Front Royal teacher, coach writes of grief in new book

By Josette Keelor

Jonathan Kuiper’s identical twin brother Stephen was on his way to his own baby shower when a car accident killed him. Family were all traveling to the shower in Crofton, Md., when it became a wake.

It was this experience in 2005 that inspired Kuiper’s recent novel about brotherly love and overcoming the grief of losing a loved one.

On a fall afternoon at Randolph-Macon Academy in Front Royal where he teaches math and coaches track and cross-country, Kuiper, 34, talked with enthusiasm about his brother and the story that took him years to finally sit down and write.

When dealing with grief of loss, he said, “You can’t just turn it off or turn it on. It’s just constantly there and I think for me it was like I was too busy focusing on other things that I didn’t really work through all of the grief.

“So then when I made place for that I was able to sit down and then dive into the whole personality that was my twin brother, and that’s when I was actually able to write the book,” he said.
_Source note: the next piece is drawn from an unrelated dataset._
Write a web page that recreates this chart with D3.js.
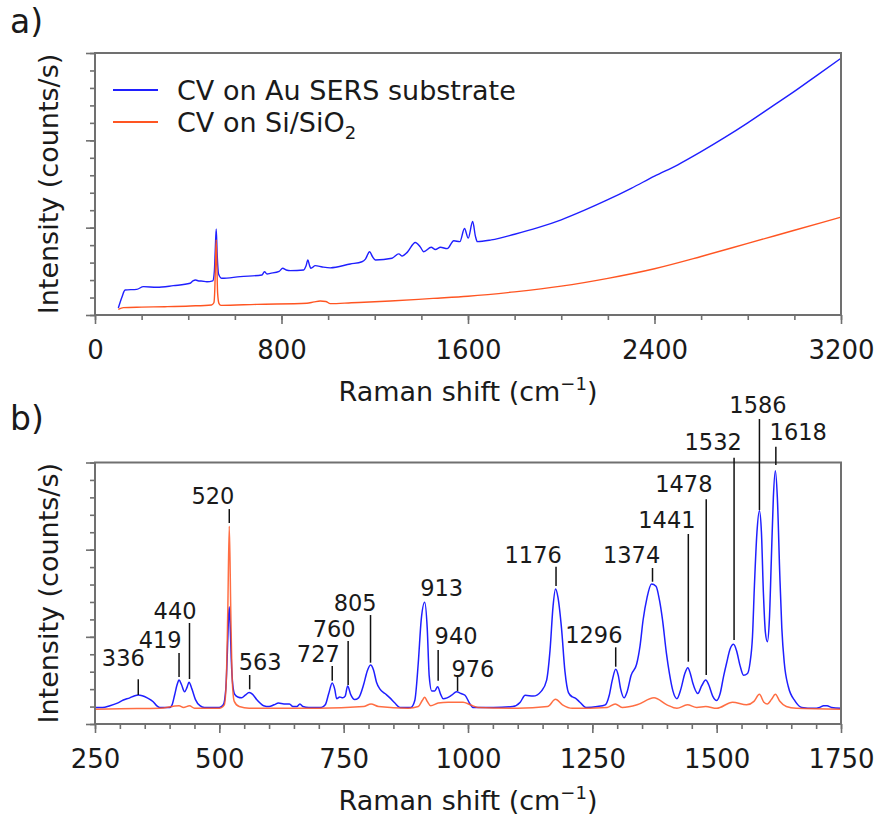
<!DOCTYPE html>
<html lang='en'>
	<head>
		<meta charset="utf-8">
		<title>CV Raman spectra</title>
		<script type="text/javascript" src="https://cdn.jsdelivr.net/npm/d3@7/dist/d3.min.js"></script>
		<style>
			body { margin: 0; background: #fff; }
			text { font-family: "DejaVu Sans", Verdana, sans-serif; fill: #1a1a1a; }
		</style>
	</head>
	<body>
		<div id="chart"></div>
		<script type="text/javascript">
			// ---- data (shift in cm-1, intensity in arbitrary units) ----
			var seriesNames = ["CV on Au SERS substrate", "CV on Si/SiO"];

			// panel a: full range, raw spectra
			var auFull = [[100,0.08],[115,0.2],[129,0.286],[179,0.294],[208,0.325],[265,0.317],[336,0.336],[408,0.363],[420,0.39],[432,0.40],[445,0.39],[455,0.39],[480,0.38],[505,0.39],[512,0.5],[516,0.75],[520,0.985],[524,0.7],[530,0.47],[544,0.42],[623,0.44],[716,0.458],[727,0.496],[738,0.47],[752,0.477],[790,0.5],[805,0.535],[820,0.515],[838,0.508],[895,0.515],[905,0.56],[913,0.63],[920,0.57],[926,0.535],[945,0.565],[975,0.55],[1009,0.54],[1095,0.584],[1145,0.61],[1160,0.64],[1178,0.725],[1190,0.67],[1203,0.63],[1274,0.65],[1303,0.70],[1318,0.676],[1340,0.72],[1374,0.83],[1395,0.78],[1410,0.725],[1442,0.775],[1460,0.75],[1482,0.775],[1511,0.76],[1539,0.85],[1565,0.84],[1585,0.99],[1601,0.88],[1620,1.07],[1632,0.9],[1640,0.84],[1700,0.86],[1800,0.925],[1900,1.0],[2000,1.09],[2100,1.2],[2200,1.32],[2300,1.45],[2400,1.59],[2500,1.72],[2600,1.87],[2700,2.03],[2800,2.2],[2900,2.38],[3000,2.56],[3100,2.75],[3200,2.94]];
			var siFull = [[100,0.065],[122,0.084],[200,0.09],[300,0.095],[408,0.103],[500,0.115],[510,0.14],[514,0.3],[517,0.6],[520,0.86],[523,0.55],[526,0.25],[532,0.13],[540,0.11],[694,0.122],[909,0.134],[940,0.15],[966,0.16],[990,0.155],[1009,0.13],[1100,0.14],[1267,0.16],[1450,0.19],[1600,0.215],[1800,0.265],[2000,0.33],[2200,0.42],[2400,0.53],[2600,0.67],[2800,0.82],[3000,0.97],[3200,1.12]];

			// panel b: 250-1750 region, baseline corrected
			var auZoom = [[250,0.19],[265,0.19],[280,0.21],[295,0.24],[307,0.275],[320,0.30],[330,0.325],[337,0.333],[345,0.325],[355,0.3],[367,0.256],[374,0.21],[380,0.19],[400,0.19],[405,0.22],[410,0.33],[415,0.45],[419,0.505],[424,0.45],[430,0.37],[435,0.42],[439,0.478],[445,0.4],[452,0.28],[461,0.21],[470,0.19],[500,0.19],[508,0.22],[513,0.4],[516,0.8],[518,1.15],[520,1.346],[522,1.1],[524,0.75],[527,0.45],[531,0.34],[537,0.31],[545,0.3],[552,0.33],[560,0.36],[567,0.34],[575,0.28],[589,0.21],[600,0.2],[610,0.22],[619,0.24],[630,0.23],[641,0.23],[648,0.2],[656,0.2],[662,0.23],[668,0.2],[680,0.19],[705,0.19],[713,0.22],[720,0.35],[727,0.47],[732,0.4],[736,0.29],[742,0.31],[748,0.3],[753,0.32],[758,0.436],[764,0.34],[772,0.28],[780,0.3],[790,0.45],[797,0.6],[804,0.677],[810,0.62],[816,0.48],[823,0.4],[833,0.35],[843,0.3],[853,0.24],[863,0.19],[885,0.19],[893,0.27],[900,0.7],[906,1.2],[913,1.396],[918,1.1],[922,0.55],[927,0.38],[933,0.38],[939,0.427],[945,0.34],[950,0.29],[958,0.3],[967,0.33],[977,0.37],[986,0.35],[994,0.33],[1004,0.23],[1010,0.19],[1051,0.19],[1090,0.2],[1105,0.25],[1115,0.33],[1131,0.32],[1148,0.38],[1158,0.5],[1165,0.85],[1171,1.35],[1176,1.549],[1181,1.45],[1188,1.1],[1195,0.6],[1202,0.36],[1210,0.31],[1215,0.3],[1225,0.25],[1237,0.19],[1260,0.2],[1276,0.22],[1284,0.33],[1290,0.5],[1297,0.627],[1302,0.56],[1307,0.4],[1314,0.3],[1320,0.37],[1328,0.56],[1339,0.685],[1346,0.9],[1352,1.19],[1360,1.45],[1369,1.606],[1378,1.58],[1385,1.42],[1391,1.2],[1399,0.81],[1405,0.58],[1412,0.38],[1420,0.29],[1428,0.4],[1436,0.58],[1442,0.646],[1447,0.58],[1452,0.47],[1462,0.35],[1470,0.44],[1478,0.505],[1484,0.45],[1492,0.32],[1500,0.27],[1507,0.35],[1514,0.55],[1520,0.7],[1527,0.86],[1534,0.914],[1540,0.84],[1547,0.67],[1554,0.56],[1562,0.58],[1567,0.7],[1572,1.0],[1576,1.6],[1581,2.2],[1586,2.447],[1590,2.2],[1594,1.5],[1598,1.05],[1602,0.944],[1606,1.2],[1610,1.9],[1614,2.6],[1618,2.906],[1622,2.6],[1627,1.7],[1631,1.1],[1636,0.7],[1644,0.43],[1658,0.26],[1671,0.19],[1695,0.18],[1707,0.19],[1715,0.21],[1722,0.21],[1731,0.19],[1750,0.18]];
			var siZoom = [[250,0.17],[300,0.175],[380,0.18],[419,0.21],[428,0.19],[440,0.21],[450,0.18],[500,0.18],[510,0.22],[514,0.5],[517,1.3],[520,2.27],[523,1.3],[526,0.5],[530,0.26],[540,0.2],[560,0.18],[700,0.18],[790,0.2],[805,0.23],[820,0.2],[880,0.18],[900,0.2],[908,0.27],[913,0.306],[918,0.26],[925,0.21],[940,0.24],[960,0.25],[990,0.25],[1005,0.22],[1020,0.19],[1100,0.18],[1160,0.2],[1176,0.283],[1190,0.22],[1210,0.18],[1280,0.19],[1296,0.23],[1310,0.19],[1340,0.22],[1374,0.3],[1400,0.22],[1420,0.18],[1441,0.22],[1460,0.19],[1478,0.2],[1500,0.18],[1532,0.25],[1560,0.22],[1575,0.26],[1586,0.34],[1595,0.25],[1602,0.23],[1610,0.28],[1618,0.34],[1627,0.26],[1640,0.2],[1660,0.18],[1750,0.17]];

			// peak annotations of panel b (data units): label, line x, text x, text y, line top, line bottom
			var peakLabels = ["336","419","440","520","563","727","760","805","913","940","976","1176","1296","1374","1441","1478","1532","1586","1618"];
			var peakLineX  = [337,419,440,520,561,727,759,804,null,940,979,1177,1297,1371,1443,1479,1535,1586,1619];
			var peakTextX  = [307,381,411,487,582,699,731,773,947,976,1010,1131,1253,1329,1400,1434,1493,1583,1664];
			var peakTextY  = [0.754,0.964,1.30,2.616,0.717,0.803,1.09,1.394,1.56,1.01,0.637,1.942,1.021,1.942,2.34,2.757,3.239,3.665,3.353];
			var peakLineTop = [0.513,0.815,1.159,2.466,0.562,0.665,0.952,1.25,null,0.849,0.539,1.805,0.88,1.79,2.18,2.578,3.055,3.499,3.181];
			var peakLineBot = [0.333,0.539,0.516,2.306,0.398,0.497,0.447,0.703,null,0.497,0.379,1.583,0.657,1.632,0.715,0.562,0.964,2.455,2.971];

			var xTicksA = [0, 800, 1600, 2400, 3200];
			var xTicksB = [250, 500, 750, 1000, 1250, 1500, 1750];
			var yTicks = [0, 1, 2, 3];

			var w = 877, h = 816;
			var left = 95, right = 841;
			var blue = "#1f1fff", orange = "#ff5522", frameCol = "#707070";

			var svg = d3.select("#chart").append("svg").attr("width", w).attr("height", h);

			var line = function(xs, ys) {
				return d3.line()
					.x(function(d) { return xs(d[0]); })
					.y(function(d) { return ys(d[1]); })
					.curve(d3.curveMonotoneX);
			};

			var drawAxes = function(g, xs, ys, xTicks, xMinorStep, top, bottom) {
				var xMinor = d3.range(xs.domain()[0], xs.domain()[1] + 0.001, xMinorStep);
				var yMinor = d3.range(0, 3.001, 0.2);

				g.append("g").attr("transform", "translate(0," + bottom + ")")
					.call(d3.axisBottom(xs).tickValues(xMinor).tickSize(5).tickSizeOuter(0).tickFormat(""));
				var xa = g.append("g").attr("transform", "translate(0," + bottom + ")")
					.call(d3.axisBottom(xs).tickValues(xTicks).tickSize(9).tickSizeOuter(0).tickFormat(d3.format("d")));
				xa.selectAll("text").attr("dy", null).attr("y", 44)
					.style("font-size", "26px").style("fill", "#1a1a1a");

				g.append("g").attr("transform", "translate(" + left + ",0)")
					.call(d3.axisLeft(ys).tickValues(yMinor).tickSize(5).tickSizeOuter(0).tickFormat(""));
				g.append("g").attr("transform", "translate(" + left + ",0)")
					.call(d3.axisLeft(ys).tickValues(yTicks).tickSize(9).tickSizeOuter(0).tickFormat(""));

				g.selectAll(".domain").remove();
				g.selectAll(".tick line").attr("stroke", frameCol).attr("stroke-width", 1.6);

				g.append("rect")
					.attr("x", left).attr("y", top)
					.attr("width", right - left).attr("height", bottom - top)
					.attr("fill", "none").attr("stroke", frameCol).attr("stroke-width", 2);

				var lab = g.append("text")
					.attr("x", (left + right) / 2).attr("y", bottom + 86)
					.attr("text-anchor", "middle").style("font-size", "27px");
				lab.append("tspan").text("Raman shift (cm");
				lab.append("tspan").text("\u22121").style("font-size", "18px").attr("dy", -11);
				lab.append("tspan").text(")").attr("dy", 11);

				g.append("text")
					.attr("transform", "translate(58," + ((top + bottom) / 2) + ") rotate(-90)")
					.attr("text-anchor", "middle").style("font-size", "27px")
					.text("Intensity (counts/s)");
			};

			// ---------- panel a ----------
			var xA = d3.scaleLinear().domain([0, 3200]).range([left, right]);
			var yA = d3.scaleLinear().domain([0, 3]).range([315, 53]);
			var gA = svg.append("g");

			gA.append("path").datum(auFull).attr("d", line(xA, yA))
				.attr("fill", "none").attr("stroke", blue).attr("stroke-width", 1.4);
			gA.append("path").datum(siFull).attr("d", line(xA, yA))
				.attr("fill", "none").attr("stroke", orange).attr("stroke-width", 1.4);

			drawAxes(gA, xA, yA, xTicksA, 200, 53, 315);

			svg.append("text").attr("x", 10).attr("y", 33).style("font-size", "33px").text("a)");

			// legend
			var legCols = [blue, orange];
			var legend = gA.selectAll(".leg").data(seriesNames).enter().append("g").attr("class", "leg");
			legend.append("line")
				.attr("x1", 113).attr("x2", 158)
				.attr("y1", function(d, i) { return 90 + i * 32; })
				.attr("y2", function(d, i) { return 90 + i * 32; })
				.attr("stroke", function(d, i) { return legCols[i]; })
				.attr("stroke-width", 2.2);
			var legText = legend.append("text")
				.attr("x", 177)
				.attr("y", function(d, i) { return 99.5 + i * 32; })
				.style("font-size", "27px")
				.text(function(d) { return d; });
			legText.filter(function(d, i) { return i === 1; })
				.append("tspan").text("2").style("font-size", "18px").attr("dy", 7);

			// ---------- panel b ----------
			var xB = d3.scaleLinear().domain([250, 1750]).range([left, right]);
			var yB = d3.scaleLinear().domain([0, 3]).range([724, 462.5]);
			var gB = svg.append("g");

			gB.append("path").datum(auZoom).attr("d", line(xB, yB))
				.attr("fill", "none").attr("stroke", blue).attr("stroke-width", 1.5);
			gB.append("path").datum(siZoom).attr("d", line(xB, yB))
				.attr("fill", "none").attr("stroke", orange).attr("stroke-width", 1.5)
				.attr("stroke-opacity", 0.85);

			drawAxes(gB, xB, yB, xTicksB, 50, 462.5, 724);

			svg.append("text").attr("x", 10).attr("y", 430).style("font-size", "33px").text("b)");

			// peak labels
			var ann = gB.selectAll(".ann").data(peakLabels).enter().append("g").attr("class", "ann");
			ann.append("text")
				.attr("x", function(d, i) { return xB(peakTextX[i]); })
				.attr("y", function(d, i) { return yB(peakTextY[i]) + 8.2; })
				.attr("text-anchor", "middle")
				.style("font-size", "22.5px")
				.text(function(d) { return d; });
			ann.filter(function(d, i) { return peakLineX[i] !== null; })
				.append("line")
				.attr("x1", function(d) { return xB(peakLineX[peakLabels.indexOf(d)]); })
				.attr("x2", function(d) { return xB(peakLineX[peakLabels.indexOf(d)]); })
				.attr("y1", function(d) { return yB(peakLineTop[peakLabels.indexOf(d)]); })
				.attr("y2", function(d) { return yB(peakLineBot[peakLabels.indexOf(d)]); })
				.attr("stroke", "#111").attr("stroke-width", 1.5);
		</script>
	</body>
</html>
And dive in he did. He wrote the rough draft in four days.

In college, Kuiper studied history, then joined the Navy and initially was hired by R-MA as a restriction officer, but he said he’s always had an interest in writing. Even before deciding to write a book, he wrote seven or eight feature-length screenplays. In 2000 when his girlfriend at the time asked him to write a love story for her like Nicholas Sparks’ “The Notebook,” he said why not.

He wrote “Our Place by the Sea” for his girlfriend in a couple of days, which is how he wrote his screenplays too, planning out the entire story beforehand so he could write each one in one go.
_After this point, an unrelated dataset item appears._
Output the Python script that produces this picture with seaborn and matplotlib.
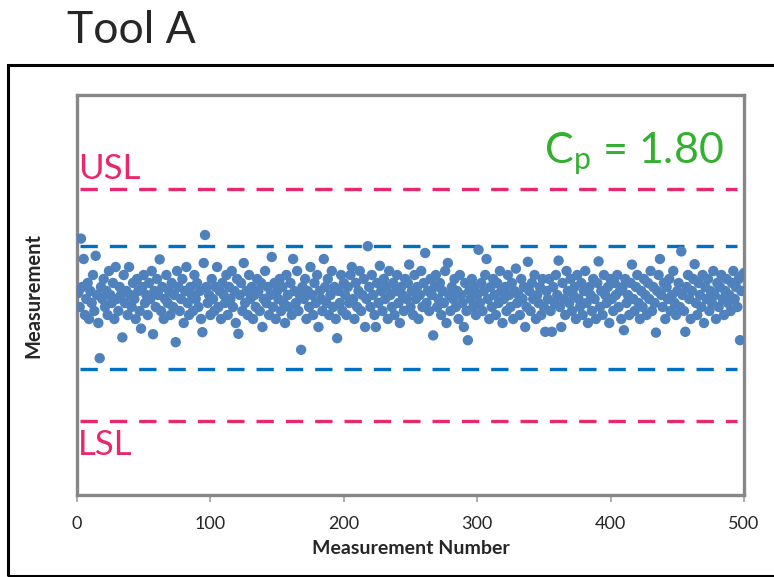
#set up modules
import numpy as np
import pandas as pd
import matplotlib
matplotlib.use("Agg")
import matplotlib.pyplot as plt
from matplotlib.patches import Rectangle
import seaborn as sns

measurements = [
    50.5, 47, 64.1, 52, 59, 45, 49, 53, 44, 51, 48, 55, 46, 59.8, 50, 43, 34.2, 52, 49, 54,
    47, 51, 45, 56, 50, 48, 53, 44, 57, 49, 46, 52, 50, 39.4, 55, 48, 51, 45, 57, 50,
    47, 53, 49, 44, 54, 51, 46, 41.6, 52, 55,
    48, 50, 45, 53, 49, 56, 40.2, 51, 47, 54, 50, 58.9, 46, 52, 44, 49, 55, 48, 51, 45,
    53, 47, 50, 38.2, 56, 52, 46, 49, 54, 43, 51, 57, 48, 45, 52, 50, 46, 55, 49, 53,
    47, 51, 44, 40.7, 58, 65, 52, 48, 50, 45,
    54, 49, 46, 52, 57, 47, 51, 44, 53, 50, 48, 55, 45, 52, 49, 56, 47, 51, 43, 54,
    40.3, 50, 53, 46, 58, 48, 51, 45, 55, 49, 52, 44, 50, 47, 54, 51, 46, 53, 42, 49,
    56, 48, 52, 45, 50, 59.5, 47, 53, 44, 51,
    49, 54, 46, 52, 48, 43, 55, 50, 47, 53, 45, 59, 51, 48, 56, 46, 50, 36.3, 52, 49,
    54, 44, 51, 47, 57, 50, 45, 53, 48, 55, 42, 51, 49, 46, 59, 52, 48, 54, 45, 50,
    56, 47, 52, 44, 39.2, 51, 48, 55, 46, 53,
    50, 45, 52, 48, 55, 57, 49, 44, 53, 47, 51, 56, 46, 50, 54, 42, 49, 62.2, 52, 47,
    55, 50, 45, 42, 53, 48, 57.3, 51, 46, 54, 49, 52, 44, 56, 50, 47, 53, 45, 51, 55,
    48, 43, 52, 50, 46, 54, 49, 53, 57.6, 47,
    51, 45, 55, 49, 52, 44, 50, 56, 47, 53, 60.5, 48, 51, 46, 54, 50, 39.9, 52, 55, 47,
    49, 53, 45, 51, 48, 56, 43, 58, 50, 46, 52, 49, 54, 47, 51, 44, 55, 50, 48, 42,
    53, 46, 38.7, 51, 49, 54, 47, 52, 45, 50,
    61.3, 48, 53, 46, 51, 55, 59, 49, 44, 52, 47, 54, 50, 45, 53, 48, 56, 51, 43, 49,
    52, 46, 55, 50, 47, 53, 44, 51, 56.6, 48, 50, 45, 54, 49, 52, 42, 47, 58.3, 51, 46,
    53, 49, 55, 44, 50, 48, 52, 45, 54, 47,
    40.8, 51, 49, 54, 46, 40.8, 52, 48, 55, 50, 58.6, 47, 42, 53, 49, 45, 56, 51, 48, 54,
    46, 50, 52, 44, 55, 49, 47, 53, 45, 51, 56, 48, 43, 52, 50, 46, 54, 49, 44, 53,
    58.4, 47, 51, 45, 55, 50, 48, 52, 43, 54,
    49, 46, 53, 50, 55, 47, 51, 44, 52, 41.2, 54, 48, 50, 45, 53, 57.6, 49, 46, 52, 55,
    48, 44, 51, 47, 54, 50, 45, 53, 49, 56, 46, 52, 48, 40.6, 51, 55, 59, 50, 47, 53,
    44, 52, 49, 54, 46, 50, 56, 48, 45, 51,
    53, 47, 60.9, 50, 46, 40.8, 52, 55, 49, 44, 51, 54, 57.7, 48, 45, 53, 50, 47, 55, 43,
    52, 49, 54, 46, 51, 48, 56, 50, 44, 53, 47, 52, 55, 49, 45, 51, 54, 48, 50, 46,
    53, 56, 49, 52, 47, 54, 38.7, 51, 55, 55.5,
]
measurement_number = list(range(1, len(measurements) + 1))

#limits
usl = 76.5
lsl = 18.5
ucl = 62.3
lcl = 31.5
cp_text = "1.80"
x_ticks = [0, 100, 200, 300, 400, 500]

df = pd.DataFrame({"n": measurement_number, "value": measurements})

sns.set_style("white")
plt.rcParams["font.family"] = ["Lato", "DejaVu Sans"]
plt.rcParams["mathtext.fontset"] = "custom"
plt.rcParams["mathtext.rm"] = "Lato"
plt.rcParams["mathtext.it"] = "Lato"

fig = plt.figure(figsize=(7.74, 5.77), dpi=100)
ax = fig.add_axes([77 / 774, 82 / 577, 667 / 774, 400 / 577])

sns.scatterplot(data=df, x="n", y="value", ax=ax,
                color="#4F81BD", s=56, edgecolor="none", zorder=3)

pink = "#E8286E"
blue = "#0070C0"
for y in (usl, lsl):
    ax.axhline(y, xmin=0.005, xmax=0.99, color=pink, lw=2.4, dashes=(5.2, 3.6))
for y in (ucl, lcl):
    ax.axhline(y, xmin=0.005, xmax=0.99, color=blue, lw=2.4, dashes=(5.2, 3.6))

ax.text(1, usl + 1.0, "USL", color=pink, fontsize=25, ha="left", va="bottom")
ax.text(1, lsl - 2.0, "LSL", color=pink, fontsize=25, ha="left", va="top")
ax.text(0.97, 0.795, r"C$_\mathrm{p}$ = " + cp_text, transform=ax.transAxes,
        color="#33B02F", fontsize=31, ha="right", va="bottom")

ax.set_xlim(0, 500)
ax.set_ylim(0, 100)
ax.set_xticks(x_ticks)
ax.set_yticks([])
ax.tick_params(axis="x", direction="out", length=5, width=1.2, color="#A0A0A0",
               labelsize=13, pad=10, bottom=True)
for sp in ax.spines.values():
    sp.set_visible(True)
    sp.set_color("#878787")
    sp.set_linewidth(2.4)
ax.set_xlabel("Measurement Number", fontsize=14, fontweight="bold", labelpad=6)
ax.set_ylabel("Measurement", fontsize=14.5, fontweight="bold", labelpad=24)

#outer black frame and title
fig.patches.append(Rectangle((8 / 774, 1 / 577), 1.0, (577 - 66) / 577,
                             transform=fig.transFigure, fill=False,
                             edgecolor="black", linewidth=2.2))
fig.text(67 / 774, 1 - 10 / 577, "Tool A", fontsize=32, ha="left", va="top")

plt.savefig("out.png", dpi=100)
“I’m not a writer who just sits down and writes five pages every day,” he said. “It’s like, no, when I’m ready I will sit down and write for a weekend.”

“And then I’m done for months and I don’t write for awhile,” he said. He started focusing on books after his brother’s death, publishing “Our Place by the Sea” and a nonfiction book called “A Lightworker’s Perspective” through Publish America. This year in April, after the book rights were returned to him, he republished “Our Place” through CreateSpace.com.

When he self-published “Running With Vince,” he included an epilogue that explains the reality behind the story — a reality he’s been careful not to reveal when he markets the book about twin brothers, Christian and Vince, who spent a good part of the book on a road trip just acting like brothers do.

The cover features side-by-side images of Kuiper running in two different outfits so the runners look like twins.

“[It’s] a book for dealing with grief and for loss,” he said. All he usually tells people is, “a tragedy occurs while they are on their trip.”

The rest is better kept a surprise, and he said everyone so far, from his friends and family to his students at R-MA, tell him after reading his book they “totally didn’t see that coming.”

“If you’ve suffered loss,” he said, “this is a book you should read.”